C’est donc, à nouveau, la vie à bord, sur ces maudits « sabots, » un sabot de grande taille cette fois, le Brave de 74 canons, « doublé en cuivre tout nouvellement, » triste séjour néanmoins par mauvais temps et même en tout temps : « On ne se fait pas idée de la grosseur de la mer, du bruit et de la hauteur des vagues ; le tangage et les roulis étaient d’une force à ne pas pouvoir se tenir debout et les vaisseaux paraissaient quelquefois être engloutis dans la mer, et, l’instant d’après, n’y toucher que par un petit bout de la quille. Quel vilain élément ! combien nous autres, troupes de terre, le détestons tous ! Le bruit lugubre des mats, les crics-cracs du vaisseau, les mouvemens terribles par à-coups, qui soulèvent, et auxquels nous ne sommes pas du tout accoutumés, la gêne perpétuelle que se causent quarante-cinq officiers dont quarante n’ont pas d’autre endroit de refuge qu’une même chambre pour tous, les figures tristes de ceux qui sont malades de la mer… la malpropreté, l’ennui, l’idée d’être enfermés dans un sabot, comme dans une prison d’Etat… tout cela n’est qu’une partie de la fâcheuse existence d’un officier de terre, même à bord d’un vaisseau de guerre… Prenons courage. » (29 décembre 1782.)
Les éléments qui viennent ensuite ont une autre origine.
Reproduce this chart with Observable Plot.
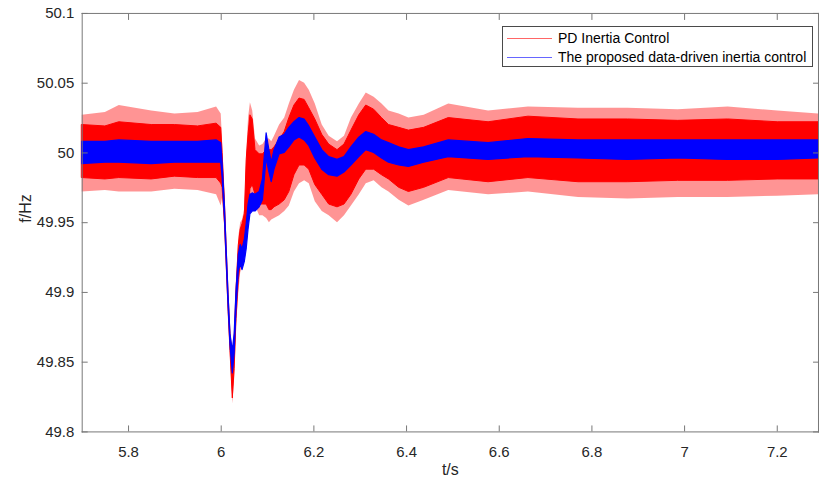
<!DOCTYPE html>
<html><head><meta charset="utf-8">
<script src="https://cdn.jsdelivr.net/npm/d3@7"></script>
<script src="https://cdn.jsdelivr.net/npm/@observablehq/plot@0.6"></script>
<style>
html,body{margin:0;padding:0;background:#fff;overflow:hidden;}
#wrap{position:relative;width:819px;height:487px;overflow:hidden;font-family:"Liberation Sans",Arial,Helvetica,sans-serif;}
#legend{position:absolute;left:502px;top:26px;width:311px;height:41px;border:1px solid #4a4a4a;background:#fff;font-size:14px;color:#000;box-sizing:border-box;}
.row{position:absolute;left:0;height:18px;line-height:18px;display:flex;align-items:center;white-space:nowrap;}
.sw{display:block;width:45px;height:0;margin-left:4px;margin-right:6px;}
</style>
</head><body>
<div id="wrap"></div>
<script>
// time (s)
const t = [5.700,5.750,5.780,5.850,5.900,5.950,5.990,6.000,6.003,6.008,6.012,6.016,6.020,6.025,6.029,6.033,6.038,6.042,6.046,6.051,6.055,6.059,6.063,6.068,6.074,6.083,6.090,6.098,6.104,6.109,6.115,6.126,6.137,6.147,6.158,6.169,6.180,6.190,6.203,6.218,6.233,6.251,6.266,6.281,6.298,6.313,6.330,6.347,6.362,6.384,6.405,6.438,6.491,6.577,6.663,6.771,6.878,6.986,7.094,7.201,7.289];
// data-driven inertia control (blue) band
const blueHi = [50.008,50.008,50.009,50.008,50.008,50.008,50.009,50.007,49.993,49.962,49.929,49.897,49.870,49.858,49.870,49.901,49.927,49.934,49.931,49.938,49.949,49.963,49.970,49.971,49.970,49.972,49.981,50.014,50.002,49.993,50.002,50.011,50.013,50.018,50.022,50.025,50.024,50.019,50.011,50.002,49.997,49.995,49.997,50.004,50.011,50.015,50.013,50.009,50.007,50.004,50.002,50.004,50.009,50.007,50.010,50.009,50.009,50.009,50.009,50.009,50.009];
const blueLo = [49.992,49.993,49.993,49.992,49.993,49.993,49.993,49.993,49.982,49.953,49.921,49.889,49.862,49.842,49.856,49.888,49.915,49.920,49.916,49.922,49.931,49.945,49.956,49.958,49.958,49.961,49.966,49.996,49.986,49.979,49.988,49.999,50.000,50.004,50.009,50.011,50.009,50.005,49.996,49.988,49.984,49.983,49.986,49.991,49.997,50.002,50.000,49.996,49.993,49.991,49.990,49.993,49.997,49.995,49.997,49.996,49.995,49.996,49.995,49.995,49.996];
// PD inertia control (red): dense core band
const redHi = [50.020,50.019,50.022,50.020,50.020,50.019,50.021,50.018,50.000,49.965,49.930,49.898,49.870,49.852,49.866,49.902,49.934,49.945,49.949,49.956,49.995,50.013,50.027,50.024,50.002,49.999,49.999,50.002,50.002,50.002,50.004,50.009,50.015,50.025,50.034,50.039,50.038,50.032,50.024,50.013,50.006,50.002,50.006,50.016,50.027,50.034,50.031,50.025,50.020,50.018,50.016,50.018,50.025,50.022,50.026,50.024,50.024,50.023,50.024,50.022,50.022];
const redLo = [49.982,49.981,49.982,49.981,49.983,49.982,49.982,49.978,49.975,49.950,49.918,49.886,49.858,49.824,49.845,49.881,49.909,49.920,49.925,49.934,49.949,49.956,49.974,49.977,49.970,49.963,49.963,49.963,49.959,49.959,49.961,49.963,49.966,49.972,49.984,49.991,49.991,49.988,49.977,49.970,49.963,49.961,49.963,49.970,49.981,49.988,49.988,49.984,49.981,49.975,49.972,49.975,49.982,49.979,49.982,49.979,49.979,49.980,49.980,49.981,49.981];
// PD inertia control (red): spike extremes
const redMax = [50.027,50.029,50.034,50.030,50.028,50.029,50.033,50.028,50.008,49.970,49.935,49.902,49.874,49.859,49.872,49.908,49.940,49.950,49.952,49.960,50.000,50.025,50.036,50.030,50.010,50.005,50.006,50.010,50.010,50.008,50.012,50.020,50.025,50.035,50.045,50.052,50.050,50.045,50.035,50.020,50.012,50.008,50.012,50.025,50.035,50.043,50.040,50.035,50.030,50.028,50.025,50.027,50.035,50.030,50.033,50.032,50.032,50.031,50.033,50.030,50.028];
const redMin = [49.972,49.973,49.972,49.972,49.974,49.973,49.970,49.962,49.968,49.945,49.913,49.882,49.853,49.820,49.838,49.875,49.900,49.914,49.918,49.928,49.940,49.950,49.965,49.970,49.962,49.955,49.955,49.953,49.950,49.952,49.953,49.955,49.958,49.962,49.972,49.978,49.980,49.978,49.965,49.958,49.955,49.950,49.955,49.962,49.970,49.978,49.980,49.975,49.972,49.966,49.962,49.966,49.973,49.970,49.972,49.968,49.967,49.968,49.968,49.969,49.970];
const xTicks = [5.8,6,6.2,6.4,6.6,6.8,7,7.2];
const yTicks = [49.8,49.85,49.9,49.95,50,50.05,50.1];
const seriesNames = ["PD Inertia Control","The proposed data-driven inertia control"];
const seriesColors = ["#ff0000","#0000ff"];

const rows = t.map((d,i)=>({t:d, blueHi:blueHi[i], blueLo:blueLo[i], redHi:redHi[i], redLo:redLo[i], redMax:redMax[i], redMin:redMin[i]}));
const axisCol = "#777";
const txtCol = "#262626";

const chart = Plot.plot({
  width: 822, height: 487,
  marginLeft: 82, marginRight: 1, marginTop: 13, marginBottom: 54,
  x: {domain: [5.7, 7.289]},
  y: {domain: [49.8, 50.1]},
  style: {fontFamily: "'Liberation Sans', Arial, sans-serif", fontSize: "15px", color: txtCol, background: "#fff"},
  marks: [
    Plot.areaY(rows, {x:"t", y1:"redMin", y2:"redMax", fill:seriesColors[0], fillOpacity:0.42}),
    Plot.areaY(rows, {x:"t", y1:"redLo", y2:"redHi", fill:seriesColors[0], stroke:seriesColors[0], strokeWidth:1}),
    Plot.areaY(rows, {x:"t", y1:"blueLo", y2:"blueHi", fill:seriesColors[1], stroke:seriesColors[1], strokeWidth:1.2}),
    Plot.frame({anchor:"top", stroke:axisCol}),
    Plot.frame({anchor:"left", stroke:axisCol}),
    Plot.frame({anchor:"bottom", stroke:axisCol}),
    Plot.frame({anchor:"right", stroke:axisCol}),
    Plot.axisX({anchor:"bottom", ticks:xTicks, tickSize:-6, tickPadding:21, label:null, stroke:axisCol, fill:txtCol, tickFormat:d=>String(+d.toFixed(1))}),
    Plot.axisX({anchor:"top", ticks:xTicks, tickSize:-6, label:null, stroke:axisCol, tickFormat:()=>""}),
    Plot.axisY({anchor:"left", ticks:yTicks, tickSize:-6, tickPadding:14, label:null, stroke:axisCol, fill:txtCol, tickFormat:d=>String(+d.toFixed(2))}),
    Plot.axisY({anchor:"right", ticks:yTicks, tickSize:-6, label:null, stroke:axisCol, tickFormat:()=>""}),
    Plot.text(["t/s"], {text:d=>d, frameAnchor:"bottom", dy:43, fontSize:16, fill:txtCol}),
    Plot.text(["f/Hz"], {text:d=>d, frameAnchor:"left", dx:-57, rotate:-90, fontSize:16, fill:txtCol})
  ]
});
const wrap = document.getElementById("wrap");
wrap.appendChild(chart);
const leg = document.createElement("div");
leg.id = "legend";
seriesNames.forEach((n,i)=>{
  const r = document.createElement("div");
  r.className = "row";
  r.style.top = (i===0 ? 2 : 21) + "px";
  const sw = document.createElement("span");
  sw.className = "sw";
  sw.style.borderTop = "1px solid " + seriesColors[i];
  sw.style.opacity = "0.6";
  const tx = document.createElement("span");
  tx.textContent = n;
  r.appendChild(sw); r.appendChild(tx);
  leg.appendChild(r);
});
wrap.appendChild(leg);
</script>
</body></html>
Peu de distractions. On rencontre un négrier, sous pavillon autrichien, spectacle « abominable et cruel, » avec « cette chaîne de fer qui traverse d’un bout à l’autre et à laquelle les nègres sont tous attachés deux par deux. » Le capitaine qui est Bordelais salue le pavillon de guerre de son pays « par trois : Vive le Roi ! » On lui fait par signaux une réponse que je n’ose transcrire. Nul ne sait où l’on va : « Voguons, » dit avec philosophie Closen.